## begin DATA SEGMENT
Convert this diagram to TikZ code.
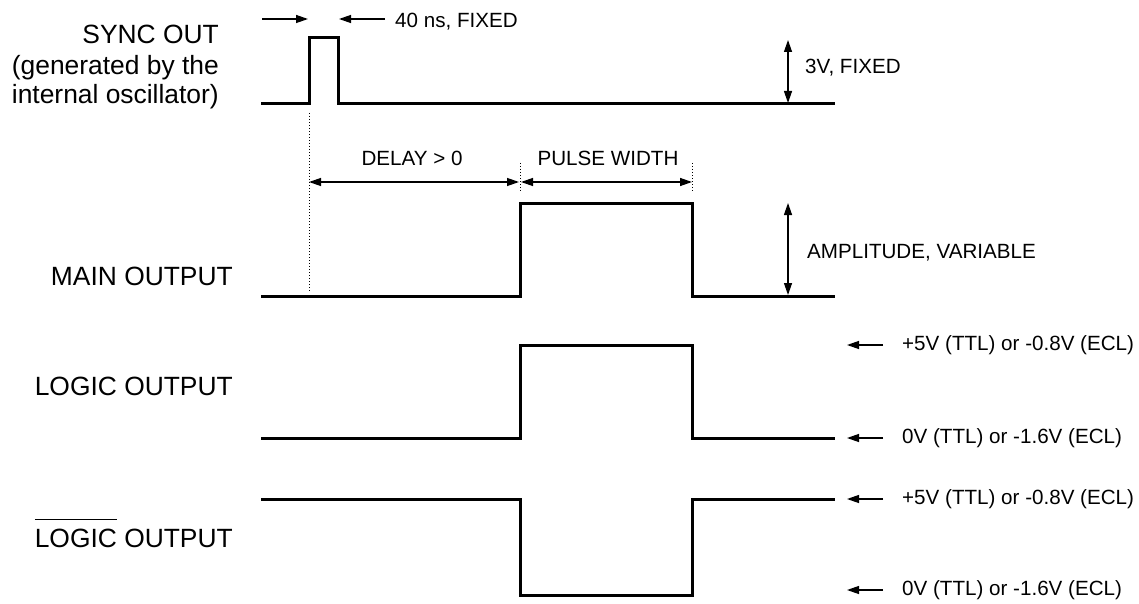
\documentclass[tikz,border=0pt]{standalone}
\usepackage{fontspec}
\setmainfont{Liberation Sans}
\usetikzlibrary{arrows.meta}
\newcommand\myovl[1]{\vbox{\hrule height 1.3pt\kern 8.5pt\hbox{#1}}}
\tikzset{
  wave/.style={line width=3pt, line join=miter},
  dim/.style={line width=1.3pt, -{Triangle[length=12pt,width=8pt]}},
  dimboth/.style={line width=1.3pt, {Triangle[length=12pt,width=8pt]}-{Triangle[length=12pt,width=8pt]}},
  guide/.style={line width=1pt, dotted},
  biglbl/.style={inner sep=0pt, font=\fontsize{26.4}{31}\selectfont},
  smalllbl/.style={inner sep=0pt, font=\fontsize{20.6}{24}\selectfont},
}
\begin{document}
\begin{tikzpicture}[x=1pt,y=-1pt]
\useasboundingbox (0,0) rectangle (1139,604);
% left labels
\node[biglbl, anchor=base east] (s1) at (219,44) {SYNC OUT};
\node[biglbl, anchor=base east] (s2) at (219,75) {(generated by the};
\node[biglbl, anchor=base east] (s3) at (219,104) {internal oscillator)};
\node[biglbl, anchor=base east] (mo) at (233,285) {MAIN OUTPUT};
\node[biglbl, anchor=base east] (lo) at (233,395) {LOGIC OUTPUT};
\node[biglbl, anchor=base east] (lb) at (233,547) {\myovl{LOGIC} OUTPUT};
% waveforms
\coordinate (a0) at (261,104); \coordinate (a1) at (309,104); \coordinate (a2) at (309,38);
\coordinate (a3) at (338,38); \coordinate (a4) at (338,104); \coordinate (a5) at (835,104);
\draw[wave] (a0) -- (a1) -- (a2) -- (a3) -- (a4) -- (a5);
\coordinate (m0) at (261,296); \coordinate (m1) at (520,296); \coordinate (m2) at (520,203);
\coordinate (m3) at (692,203); \coordinate (m4) at (692,296); \coordinate (m5) at (835,296);
\draw[wave] (m0) -- (m1) -- (m2) -- (m3) -- (m4) -- (m5);
\coordinate (l0) at (261,438); \coordinate (l1) at (520,438); \coordinate (l2) at (520,345);
\coordinate (l3) at (692,345); \coordinate (l4) at (692,438); \coordinate (l5) at (835,438);
\draw[wave] (l0) -- (l1) -- (l2) -- (l3) -- (l4) -- (l5);
\coordinate (n0) at (261,499); \coordinate (n1) at (520,499); \coordinate (n2) at (520,595);
\coordinate (n3) at (692,595); \coordinate (n4) at (692,499); \coordinate (n5) at (835,499);
\draw[wave] (n0) -- (n1) -- (n2) -- (n3) -- (n4) -- (n5);
% 40 ns arrows
\coordinate (w0) at (262,19); \coordinate (w1) at (308,19);
\coordinate (w2) at (385,19); \coordinate (w3) at (339,19);
\draw[dim] (w0) -- (w1);
\draw[dim] (w2) -- (w3);
\node[smalllbl, anchor=west] (t40) at (395,22) {40 ns, FIXED};
% 3V
\coordinate (v0) at (788,40); \coordinate (v1) at (788,103);
\draw[dimboth] (v0) -- (v1);
\node[smalllbl, anchor=west] (t3v) at (805,68) {3V, FIXED};
% guides
\coordinate (g0) at (309,113); \coordinate (g1) at (309,292);
\coordinate (g2) at (520,163); \coordinate (g3) at (520,191);
\coordinate (g4) at (692,163); \coordinate (g5) at (692,191);
\draw[guide] (g0) -- (g1);
\draw[guide] (g2) -- (g3);
\draw[guide] (g4) -- (g5);
\coordinate (d0) at (309,182); \coordinate (d1) at (519,182);
\coordinate (d2) at (521,182); \coordinate (d3) at (692,182);
\draw[dimboth] (d0) -- (d1);
\draw[dimboth] (d2) -- (d3);
\node[smalllbl] (tdel) at (412,158) {DELAY > 0};
\node[smalllbl] (tpw) at (608,158) {PULSE WIDTH};
% amplitude
\coordinate (p0) at (788,203); \coordinate (p1) at (788,295);
\draw[dimboth] (p0) -- (p1);
\node[smalllbl, anchor=west] (tamp) at (807,253) {AMPLITUDE, VARIABLE};
% logic level markers
\coordinate (k0) at (883,345); \coordinate (k1) at (847,345);
\coordinate (k2) at (883,438); \coordinate (k3) at (847,438);
\coordinate (k4) at (883,499); \coordinate (k5) at (847,499);
\coordinate (k6) at (883,590); \coordinate (k7) at (847,590);
\draw[dim] (k0) -- (k1);
\draw[dim] (k2) -- (k3);
\draw[dim] (k4) -- (k5);
\draw[dim] (k6) -- (k7);
\node[smalllbl, anchor=west] (h1) at (902,345) {+5V (TTL) or -0.8V (ECL)};
\node[smalllbl, anchor=west] (z1) at (902,438) {0V (TTL) or -1.6V (ECL)};
\node[smalllbl, anchor=west] (h2) at (902,499) {+5V (TTL) or -0.8V (ECL)};
\node[smalllbl, anchor=west] (z2) at (902,590) {0V (TTL) or -1.6V (ECL)};
\end{tikzpicture}
\end{document}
## end DATA SEGMENT
DO THIS: From the material above, copy everything exactly but the pictures.

RESPONSE:
Convert this diagram to TikZ code.
\documentclass[tikz,border=0pt]{standalone}
\usepackage{fontspec}
\setmainfont{Liberation Sans}
\usetikzlibrary{arrows.meta}
\newcommand\myovl[1]{\vbox{\hrule height 1.3pt\kern 8.5pt\hbox{#1}}}
\tikzset{
  wave/.style={line width=3pt, line join=miter},
  dim/.style={line width=1.3pt, -{Triangle[length=12pt,width=8pt]}},
  dimboth/.style={line width=1.3pt, {Triangle[length=12pt,width=8pt]}-{Triangle[length=12pt,width=8pt]}},
  guide/.style={line width=1pt, dotted},
  biglbl/.style={inner sep=0pt, font=\fontsize{26.4}{31}\selectfont},
  smalllbl/.style={inner sep=0pt, font=\fontsize{20.6}{24}\selectfont},
}
\begin{document}
\begin{tikzpicture}[x=1pt,y=-1pt]
\useasboundingbox (0,0) rectangle (1139,604);
% left labels
\node[biglbl, anchor=base east] (s1) at (219,44) {SYNC OUT};
\node[biglbl, anchor=base east] (s2) at (219,75) {(generated by the};
\node[biglbl, anchor=base east] (s3) at (219,104) {internal oscillator)};
\node[biglbl, anchor=base east] (mo) at (233,285) {MAIN OUTPUT};
\node[biglbl, anchor=base east] (lo) at (233,395) {LOGIC OUTPUT};
\node[biglbl, anchor=base east] (lb) at (233,547) {\myovl{LOGIC} OUTPUT};
% waveforms
\coordinate (a0) at (261,104); \coordinate (a1) at (309,104); \coordinate (a2) at (309,38);
\coordinate (a3) at (338,38); \coordinate (a4) at (338,104); \coordinate (a5) at (835,104);
\draw[wave] (a0) -- (a1) -- (a2) -- (a3) -- (a4) -- (a5);
\coordinate (m0) at (261,296); \coordinate (m1) at (520,296); \coordinate (m2) at (520,203);
\coordinate (m3) at (692,203); \coordinate (m4) at (692,296); \coordinate (m5) at (835,296);
\draw[wave] (m0) -- (m1) -- (m2) -- (m3) -- (m4) -- (m5);
\coordinate (l0) at (261,438); \coordinate (l1) at (520,438); \coordinate (l2) at (520,345);
\coordinate (l3) at (692,345); \coordinate (l4) at (692,438); \coordinate (l5) at (835,438);
\draw[wave] (l0) -- (l1) -- (l2) -- (l3) -- (l4) -- (l5);
\coordinate (n0) at (261,499); \coordinate (n1) at (520,499); \coordinate (n2) at (520,595);
\coordinate (n3) at (692,595); \coordinate (n4) at (692,499); \coordinate (n5) at (835,499);
\draw[wave] (n0) -- (n1) -- (n2) -- (n3) -- (n4) -- (n5);
% 40 ns arrows
\coordinate (w0) at (262,19); \coordinate (w1) at (308,19);
\coordinate (w2) at (385,19); \coordinate (w3) at (339,19);
\draw[dim] (w0) -- (w1);
\draw[dim] (w2) -- (w3);
\node[smalllbl, anchor=west] (t40) at (395,22) {40 ns, FIXED};
% 3V
\coordinate (v0) at (788,40); \coordinate (v1) at (788,103);
\draw[dimboth] (v0) -- (v1);
\node[smalllbl, anchor=west] (t3v) at (805,68) {3V, FIXED};
% guides
\coordinate (g0) at (309,113); \coordinate (g1) at (309,292);
\coordinate (g2) at (520,163); \coordinate (g3) at (520,191);
\coordinate (g4) at (692,163); \coordinate (g5) at (692,191);
\draw[guide] (g0) -- (g1);
\draw[guide] (g2) -- (g3);
\draw[guide] (g4) -- (g5);
\coordinate (d0) at (309,182); \coordinate (d1) at (519,182);
\coordinate (d2) at (521,182); \coordinate (d3) at (692,182);
\draw[dimboth] (d0) -- (d1);
\draw[dimboth] (d2) -- (d3);
\node[smalllbl] (tdel) at (412,158) {DELAY > 0};
\node[smalllbl] (tpw) at (608,158) {PULSE WIDTH};
% amplitude
\coordinate (p0) at (788,203); \coordinate (p1) at (788,295);
\draw[dimboth] (p0) -- (p1);
\node[smalllbl, anchor=west] (tamp) at (807,253) {AMPLITUDE, VARIABLE};
% logic level markers
\coordinate (k0) at (883,345); \coordinate (k1) at (847,345);
\coordinate (k2) at (883,438); \coordinate (k3) at (847,438);
\coordinate (k4) at (883,499); \coordinate (k5) at (847,499);
\coordinate (k6) at (883,590); \coordinate (k7) at (847,590);
\draw[dim] (k0) -- (k1);
\draw[dim] (k2) -- (k3);
\draw[dim] (k4) -- (k5);
\draw[dim] (k6) -- (k7);
\node[smalllbl, anchor=west] (h1) at (902,345) {+5V (TTL) or -0.8V (ECL)};
\node[smalllbl, anchor=west] (z1) at (902,438) {0V (TTL) or -1.6V (ECL)};
\node[smalllbl, anchor=west] (h2) at (902,499) {+5V (TTL) or -0.8V (ECL)};
\node[smalllbl, anchor=west] (z2) at (902,590) {0V (TTL) or -1.6V (ECL)};
\end{tikzpicture}
\end{document}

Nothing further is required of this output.